● SHORT TASK
Return the material word for word. Do not include pictures.

● DATASET CONTENT

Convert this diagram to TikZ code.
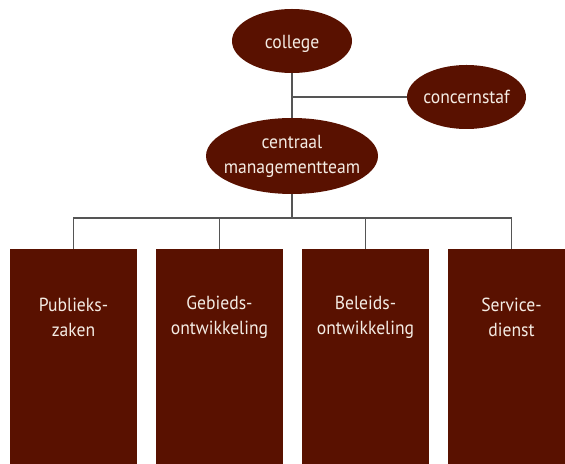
\documentclass[tikz,border=0pt]{standalone}
\usepackage{fontspec}
\setmainfont{PT Sans}[FakeStretch=0.93]
\usetikzlibrary{shapes.geometric}
\definecolor{unitred}{HTML}{591100}
\definecolor{unittext}{HTML}{F4ECE4}
\definecolor{linegray}{HTML}{555555}
\tikzset{
  oval/.style={ellipse, fill=unitred, inner sep=0pt},
  unitbox/.style={rectangle, fill=unitred, inner sep=0pt, minimum width=127bp, minimum height=215bp},
  unitlabel/.style={text=unittext, align=center, inner sep=0pt, font=\fontsize{19}{25}\selectfont},
  link/.style={draw=linegray, line width=1.4bp}
}
\begin{document}
\begin{tikzpicture}[x=1bp,y=-1bp]
\useasboundingbox (0,0) rectangle (565,464);
\clip (0,0) rectangle (565,464);
\node[oval, minimum width=120bp, minimum height=64bp, label={[unitlabel, yshift=-2.5bp]center:college}] (college) at (292,41) {};
\node[oval, minimum width=119bp, minimum height=64bp, label={[unitlabel]center:concernstaf}] (staf) at (466.5,97) {};
\node[oval, minimum width=172bp, minimum height=76bp, label={[unitlabel]center:centraal\\managementteam}] (cmt) at (292,156) {};
\foreach \n/\x in {pub/73.5, geb/219.5, bel/365.5, ser/511.5} {
  \node[unitbox, anchor=north] (\n) at (\x,249) {};
}
\node[unitlabel] (pubt) at (73.5,317) {Publieks-\\zaken};
\node[unitlabel] (gebt) at (219.5,317) {Gebieds-\\ontwikkeling};
\node[unitlabel] (belt) at (365.5,317) {Beleids-\\ontwikkeling};
\node[unitlabel] (sert) at (511.5,317) {Service-\\dienst};
\coordinate (j1) at (292,97);
\coordinate (j2) at (292,218);
\draw[link] (college.south) -- (cmt.north);
\draw[link] (j1) -- (staf.west);
\draw[link] (cmt.south) -- (j2);
\draw[link] (pub.north) |- (j2) -| (ser.north);
\draw[link] (geb.north) -- (geb.north |- j2);
\draw[link] (bel.north) -- (bel.north |- j2);
\end{tikzpicture}
\end{document}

● FINISHED ANSWER
Convert this diagram to TikZ code.
\documentclass[tikz,border=0pt]{standalone}
\usepackage{fontspec}
\setmainfont{PT Sans}[FakeStretch=0.93]
\usetikzlibrary{shapes.geometric}
\definecolor{unitred}{HTML}{591100}
\definecolor{unittext}{HTML}{F4ECE4}
\definecolor{linegray}{HTML}{555555}
\tikzset{
  oval/.style={ellipse, fill=unitred, inner sep=0pt},
  unitbox/.style={rectangle, fill=unitred, inner sep=0pt, minimum width=127bp, minimum height=215bp},
  unitlabel/.style={text=unittext, align=center, inner sep=0pt, font=\fontsize{19}{25}\selectfont},
  link/.style={draw=linegray, line width=1.4bp}
}
\begin{document}
\begin{tikzpicture}[x=1bp,y=-1bp]
\useasboundingbox (0,0) rectangle (565,464);
\clip (0,0) rectangle (565,464);
\node[oval, minimum width=120bp, minimum height=64bp, label={[unitlabel, yshift=-2.5bp]center:college}] (college) at (292,41) {};
\node[oval, minimum width=119bp, minimum height=64bp, label={[unitlabel]center:concernstaf}] (staf) at (466.5,97) {};
\node[oval, minimum width=172bp, minimum height=76bp, label={[unitlabel]center:centraal\\managementteam}] (cmt) at (292,156) {};
\foreach \n/\x in {pub/73.5, geb/219.5, bel/365.5, ser/511.5} {
  \node[unitbox, anchor=north] (\n) at (\x,249) {};
}
\node[unitlabel] (pubt) at (73.5,317) {Publieks-\\zaken};
\node[unitlabel] (gebt) at (219.5,317) {Gebieds-\\ontwikkeling};
\node[unitlabel] (belt) at (365.5,317) {Beleids-\\ontwikkeling};
\node[unitlabel] (sert) at (511.5,317) {Service-\\dienst};
\coordinate (j1) at (292,97);
\coordinate (j2) at (292,218);
\draw[link] (college.south) -- (cmt.north);
\draw[link] (j1) -- (staf.west);
\draw[link] (cmt.south) -- (j2);
\draw[link] (pub.north) |- (j2) -| (ser.north);
\draw[link] (geb.north) -- (geb.north |- j2);
\draw[link] (bel.north) -- (bel.north |- j2);
\end{tikzpicture}
\end{document}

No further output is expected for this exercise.